Feb 27, 2006  •  Post A Comment

A funny thing happened on the way to TelevisionWeek‘s fifth annual survey of the best and the worst of the political, elected and government figures who are the meat and potatoes of the Sunday political-interview programs.

Vice President Dick Cheney shot past President Bush as the hardest to get and the biggest newsmaker after he accidentally shot a fellow quail hunter Feb. 11 in Texas and then didn’t speak publicly about it until during an interview with Fox News Channel’s Brit Hume several days later.

It is the first time that the president has not topped the list as the No. 1 get.

The vice president also was far and away the butt of the most jokes, not just among late-night comedians but also in the news bureaus of Washington, where one of the funniest lines was in a news coverage note that said crews covering Mr. Cheney’s comings and goings had asked for bulletproof vests.

The hunting accident that put a politically connected 78-year-old lawyer named Harry Whittington in the hospital and left bird shot lodged in the outer wall of his heart will forever be closely associated with Mr. Cheney, agreed all of the newsmaker show insiders to whom TVWeek talked-after being promised, as always, total anonymity in return for complete honesty.

The hunting accident “is not going to disappear,” said one newsmaker show veteran. “It’s going to be in the political lexicon forever, like Al Gore inventing the Internet.”

Sen. Hillary Clinton, D-N.Y., always considered hard to get and high-maintenance, now ranks just behind Mr. Cheney and other administration members, but she’s the belle of the ball when the talk turns to media odd couples.

The 2008 presidential election, which is making Sen. Clinton more careful, is raising the profile of others on newsmaker shows as White House hopefuls from both parties practice their presidential lines.

Among the other notable changes in this year’s report card is how dramatically Condoleezza Rice has fallen as a newsmaker since President Bush promoted his former national security adviser to secretary of State and, for just the briefest blip in time, fashion butterfly.

“She’s being pretty darned careful,” said another newsmaker show veteran. Being careful and refusing to stray from administration talking points do not earn points from those who produce and book newsmaker shows and who ask questions they hope will make news in Monday newspapers and on other networks’ news programs. The competition for such mentions is as fierce as the battle for ratings points, and can be a major factor in which show gets the biggest guests at the optimal point in the news arc of stories.

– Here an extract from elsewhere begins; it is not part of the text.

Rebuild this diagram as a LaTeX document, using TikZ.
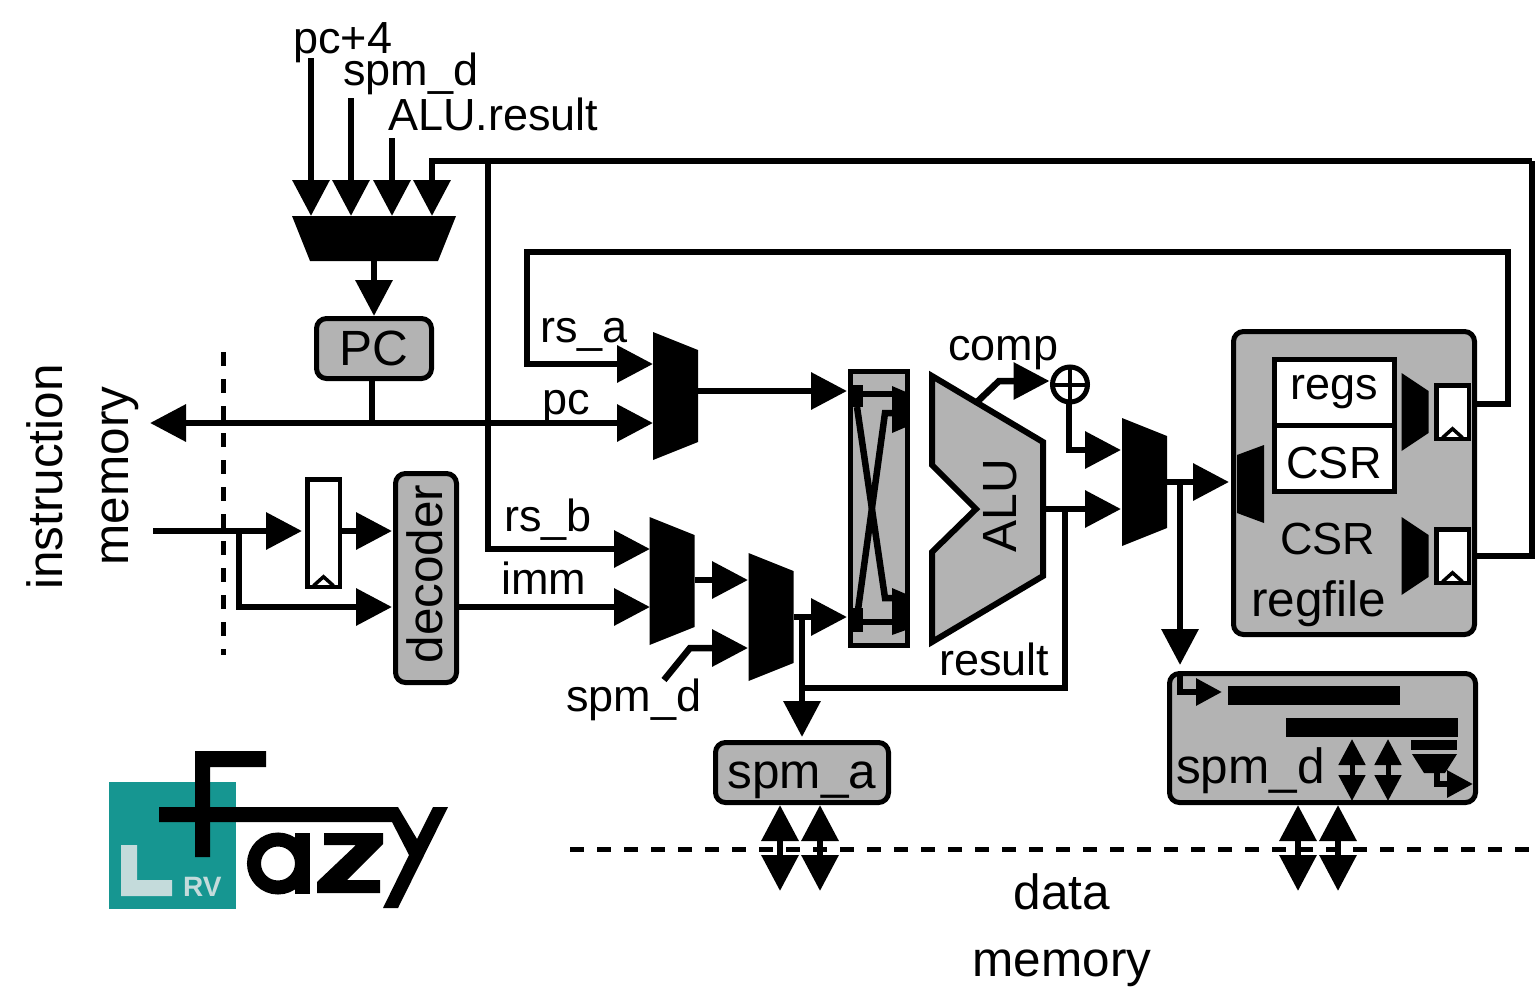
\documentclass[tikz,border=0pt]{standalone}
\usepackage{fontspec}
\setmainfont{Liberation Sans}
\usetikzlibrary{arrows.meta,positioning}
\definecolor{blockgray}{HTML}{B3B3B3}
\definecolor{logoteal}{HTML}{169691}
\definecolor{logopale}{HTML}{C4DBDB}

\begin{document}
\begin{tikzpicture}[x=1pt, y=-1pt,
    small/.style={anchor=base west, inner sep=0pt, font=\fontsize{45}{45}\selectfont},
    big/.style={anchor=base west, inner sep=0pt, font=\fontsize{49.5}{49.5}\selectfont},
    block/.style={rectangle, draw, line width=5pt, rounded corners=10pt, fill=blockgray, inner sep=0pt, font=\fontsize{49.5}{49.5}\selectfont},
    cell/.style={rectangle, draw, line width=5pt, fill=white, inner sep=0pt, minimum width=120pt, minimum height=66pt, font=\fontsize{45}{45}\selectfont},
    latch/.style={rectangle, draw, line width=4.5pt, fill=white, inner sep=0pt,
      path picture={\draw[line width=3.5pt] ([xshift=-10pt,yshift=1pt]path picture bounding box.south) -- ([yshift=10pt]path picture bounding box.south) -- ([xshift=10pt,yshift=1pt]path picture bounding box.south);}},
    muxright/.style={rectangle, inner sep=0pt, outer sep=0pt, minimum width=45pt, minimum height=128pt,
      path picture={\fill (path picture bounding box.north west) -- ([yshift=-18pt]path picture bounding box.north east) -- ([yshift=18pt]path picture bounding box.south east) -- (path picture bounding box.south west) -- cycle;}},
    muxthin/.style={muxright, minimum width=27pt, minimum height=78pt},
    muxleft/.style={rectangle, inner sep=0pt, outer sep=0pt, minimum width=27pt, minimum height=78pt,
      path picture={\fill (path picture bounding box.north east) -- ([yshift=-10pt]path picture bounding box.north west) -- ([yshift=10pt]path picture bounding box.south west) -- (path picture bounding box.south east) -- cycle;}},
    muxdown/.style={rectangle, inner sep=0pt, outer sep=0pt,
      path picture={\fill (path picture bounding box.north west) -- (path picture bounding box.north east) -- ([xshift=-#1]path picture bounding box.south east) -- ([xshift=#1]path picture bounding box.south west) -- cycle;}},
    wire/.style={line width=6.5pt},
    wirea/.style={wire, -{Triangle[length=36pt,width=36pt]}},
    wireb/.style={wire, {Triangle[length=36pt,width=36pt]}-{Triangle[length=36pt,width=36pt]}},
    wirec/.style={line width=6pt, -{Triangle[length=26pt,width=26pt]}},
    wired/.style={line width=5pt, {Triangle[length=26pt,width=26pt]}-{Triangle[length=26pt,width=26pt]}},
    cross/.style={line width=6.5pt},
    dashline/.style={line width=5pt, dash pattern=on 14pt off 13pt}]

\useasboundingbox (0,0) rectangle (1535,991);

% logo
\fill[logoteal] (109,782) rectangle (236,909);
\fill[logopale] (121,845) -- (137,845) -- (137,880) -- (172,880) -- (172,896) -- (121,896) -- cycle;
\node[anchor=base west, inner sep=0pt, text=logopale, font=\fontsize{28}{28}\selectfont\bfseries] (logorv) at (183,896) {RV};
\fill (195,751) -- (266,751) -- (266,767) -- (210,767) -- (210,857) -- (195,857) -- cycle;
\fill (159,807) -- (398,807) -- (417,839) -- (433,807) -- (448,807) -- (398,908) -- (383,908) -- (409,855) -- (392,822) -- (159,822) -- cycle;
\draw[line width=14pt] (278,863.5) circle (24);
\fill (295,833) rectangle (310,894);
\fill (324,833) -- (383,833) -- (383,844) -- (347,880) -- (380,880) -- (380,893) -- (317,893) -- (317,882) -- (356,845) -- (324,845) -- cycle;

% blocks
\node[muxdown=18pt, minimum width=164pt, minimum height=45pt] (muxpc) at (374,238.5) {};
\node[block, minimum width=115pt, minimum height=60pt] (pc) at (374,348.5) {PC};
\node[latch, minimum width=32.5pt, minimum height=107.5pt] (ireg) at (323.5,533) {};
\node[block, minimum width=61pt, minimum height=209pt] (dec) at (426,578) {};
\node[big, anchor=base, rotate=90] (ldec) at (442,574) {decoder};
\node[muxright] (muxa) at (675.5,396) {};
\node[muxright] (muxb) at (672,581) {};
\node[muxright] (muxc) at (771,617) {};
\node[muxright] (muxd) at (1144.5,482) {};

\node[rectangle, draw, line width=5pt, fill=blockgray, inner sep=0pt, minimum width=57pt, minimum height=274pt] (swap) at (879,508.5) {};
\fill (852,385) rectangle (863,407);
\fill (852,608) rectangle (863,632);
\draw[cross] (862,394) -- (892,394);
\draw[cross] (862,622) -- (892,622);
\draw[cross] (857,407) -- (885,598) -- (892,598);
\draw[cross] (858,610) -- (885,413) -- (892,413);
\fill (892,386) -- (906,392) -- (906,427) -- (892,433) -- cycle;
\fill (892,588) -- (906,594) -- (906,630) -- (892,635) -- cycle;

\draw[line width=6pt, fill=blockgray] (932,376) -- (1043,442) -- (1043,576) -- (932,642) -- (932,552) -- (976,509) -- (932,465) -- cycle;
\node[rotate=90, inner sep=0pt, font=\fontsize{48}{48}\selectfont] (alu) at (1000,505.5) {ALU};
\node[circle, draw, line width=5pt, inner sep=0pt, outer sep=0pt, minimum size=35pt] (xor) at (1070,384.5) {};
\draw[line width=4pt] (xor.north) -- (xor.south);
\draw[line width=4pt] (xor.west) -- (xor.east);

\node[block, minimum width=241pt, minimum height=303pt] (regfile) at (1354,483) {};
\node[cell] (regs) at (1334,392.5) {regs\hspace{3pt}};
\node[cell, text height=40pt, text depth=0pt] (csr) at (1334,458) {CSR\hspace{3pt}};
\node[muxleft] (muxw) at (1250.5,484) {};
\node[muxthin] (muxra) at (1415,412) {};
\node[muxthin] (muxrb) at (1415,556) {};
\node[latch, minimum width=32.5pt, minimum height=53.5pt] (rega) at (1452.5,412) {};
\node[latch, minimum width=32.5pt, minimum height=53.5pt] (regb) at (1452.5,556) {};

\node[block, minimum width=173pt, minimum height=60pt, text height=36pt, text depth=5pt] (spma) at (802,772.5) {spm\_a\hspace{3pt}};
\node[block, minimum width=306pt, minimum height=129pt] (spmd) at (1322.5,738) {};
\fill (1228,686) rectangle (1400,705);
\fill (1286,718) rectangle (1458,737);
\fill (1411,740) rectangle (1457,750);
\node[muxdown=12pt, minimum width=45pt, minimum height=19pt] (muxs) at (1434.5,763.5) {};

% labels
\node[small] (lpc) at (293,53) {pc+4};
\node[small] (lsd) at (343,85) {spm\_d};
\node[small] (lres) at (388,130) {ALU.result};
\node[small] (lrsa) at (540,342) {rs\_a};
\node[small] (lpcb) at (542,414) {pc};
\node[small] (lrsb) at (504,531) {rs\_b};
\node[small] (limm) at (501,594) {imm};
\node[small] (lsdb) at (566,711) {spm\_d};
\node[small] (lcomp) at (948,360) {comp};
\node[small] (lresb) at (939,675) {result};
\node[small] (lcsr) at (1280,554) {CSR};
\node[big] (lreg) at (1251,616) {regfile};
\node[big] (lsdc) at (1176,783) {spm\_d};
\node[big, anchor=base] (ldata) at (1062,909) {data};
\node[big, anchor=base] (lmem) at (1062,976) {memory};
\node[big, anchor=base, rotate=90] (linst) at (62,477) {instruction};
\node[big, anchor=base, rotate=90] (lmemb) at (128,476) {memory};

% free ends
\coordinate (inpc) at (311,58);
\coordinate (insd) at (351,98);
\coordinate (inres) at (392,138);
\coordinate (topbus) at (432,161);
\coordinate (topend) at (1532,161);
\coordinate (rsbtap) at (488,161);
\coordinate (rsbin) at (650,549);
\coordinate (immin) at (650,607);
\coordinate (loopa) at (527,252);
\coordinate (loopb) at (1508,252);
\coordinate (loopout) at (1508,404);
\coordinate (rsain) at (653,364);
\coordinate (pcin) at (653,423);
\coordinate (pctap) at (372,423);
\coordinate (imem) at (150,423);
\coordinate (dashtop) at (223,352);
\coordinate (dashbot) at (223,655);
\coordinate (instr) at (153,531);
\coordinate (insttap) at (239,531);
\coordinate (decin) at (239,607);
\coordinate (swapa) at (847,391);
\coordinate (swapb) at (847,617);
\coordinate (sdstart) at (664,680);
\coordinate (sdbend) at (690,648);
\coordinate (sdend) at (748,648);
\coordinate (mcin) at (748,580);
\coordinate (spmtap) at (802,617);
\coordinate (restap) at (1065,509);
\coordinate (resbot) at (1065,688);
\coordinate (spmbot) at (802,688);
\coordinate (aluout) at (1045,509);
\coordinate (mdinb) at (1121,509);
\coordinate (mdina) at (1121,450);
\coordinate (xorbot) at (1069,450);
\coordinate (cmpa) at (977,402);
\coordinate (cmpb) at (999,381);
\coordinate (mdout) at (1180,482);
\coordinate (dmemtop) at (570,849);
\coordinate (dmemend) at (1535,849);

% wires
\draw[wirea] (inpc) -- (inpc |- muxpc.north);
\draw[wirea] (insd) -- (insd |- muxpc.north);
\draw[wirea] (inres) -- (inres |- muxpc.north);
\draw[wirea] (topend) -- (topbus) -- (topbus |- muxpc.north);
\draw[wire] (regb.east -| regfile.east) -- (topend |- regb.east) -- (topend);
\draw[wirea] (rsbtap) -- (rsbtap |- rsbin) -- (rsbin);
\draw[wirea] (muxpc.south) -- (pc.north);
\draw[wirea] (loopout -| regfile.east) -- (loopout) -- (loopb) -- (loopa) -- (loopa |- rsain) -- (rsain);
\draw[wire] (pc.south -| pctap) -- (pctap);
\draw[wirea] (pctap) -- (imem);
\draw[wirea] (pctap) -- (pcin);
\draw[dashline] (dashtop) -- (dashbot);
\draw[wirea, shorten >=3pt] (instr) -- (instr -| ireg.west);
\draw[wirea, shorten >=1pt] (ireg.east |- instr) -- (dec.west |- instr);
\draw[wirea, shorten >=1pt] (insttap) -- (decin) -- (dec.west |- decin);
\draw[wirea] (dec.east |- immin) -- (immin);
\draw[wirea] (muxa.east |- swapa) -- (swapa);
\draw[wirea] (muxb.east |- mcin) -- (mcin);
\draw[wirea] (sdstart) -- (sdbend) -- (sdend);
\draw[wirea] (muxc.east |- swapb) -- (swapb);
\draw[wirea, shorten >=3pt] (spmtap) -- (spma.north -| spmtap);
\draw[wire] (spmbot) -- (resbot) -- (restap);
\draw[wirea] (aluout) -- (mdinb);
\draw[wirea, shorten >=3pt] (cmpa) -- (cmpb) -- (xor.west |- cmpb);
\draw[wirea] (xor.south -| xorbot) -- (xorbot) -- (mdina);
\draw[wirea, shorten >=2pt] (muxd.east) -- (regfile.west |- muxd.east);
\draw[wirea, shorten >=6pt] (mdout) -- (mdout |- spmd.north);
\draw[wirec] (1180,675) -- (1180,692) -- (1222,692);
\draw[wired] (1352,739) -- (1352,801);
\draw[wired] (1388,739) -- (1388,801);
\draw[wirec] (1437,773) -- (1437,784) -- (1473,784);
\draw[dashline] (dmemtop) -- (dmemend);
\foreach \x in {780,820,1298,1338} {
  \draw[wireb] (\x,805) -- (\x,891);
}
\end{tikzpicture}
\end{document}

Speaking of ratings, NBC’s “Meet the Press” remains firmly atop the ratings heap with a season-to-date average of 4.17 million viewers per show, according to Nielsen Media Research. CBS’s “Face the Nation” has solidified its second-place ranking with an average of 3.10 million viewers, followed by ABC’s “This Week With George Stephanopoulos” with 2.64 million viewers, “Fox News Sunday” with 1.41 million viewers and CNN’s “Late Edition With Wolf Blitzer” with 632,000 viewers.

Secretary Rice is not alone in her newsmaker decline. The Bush administration as a whole is regarded as more buttoned up than ever.

On the other hand, the irrepressible Sen. John McCain, R-Ariz., remains as popular as ever in newsmaker circles, which leads to both his ranking as a great guest and the very real prospect of damage from overexposure. The bottom line on Sen. McCain behind the scenes of newsmaker shows: “We love him because he is very honest about issues.”

Sen. McCain added cameo appearances in the R-rated feature film “Wedding Crashers” and the heart-pounding Fox series “24” to his entertainment resume in the past year. TVWeek could not resist asking for a show of thumbs on his performance in Hollywood.

The always ubiquitous Sen. Charles Schumer, D-N.Y., is not so affectionately mentioned when the topic is overexposure.

When TVWeek asked the respondents to give odds on whether this year’s midterm elections would produce a shift of power on Capitol Hill, the responses ranged from “pretty high” to “very doubtful.” But most fell in the middle.

If someone occasionally sounded wistful, it was not about politics but rather about a shakeup that would freshen the big pond in which they all compete for the biggest fish with the best sound bites.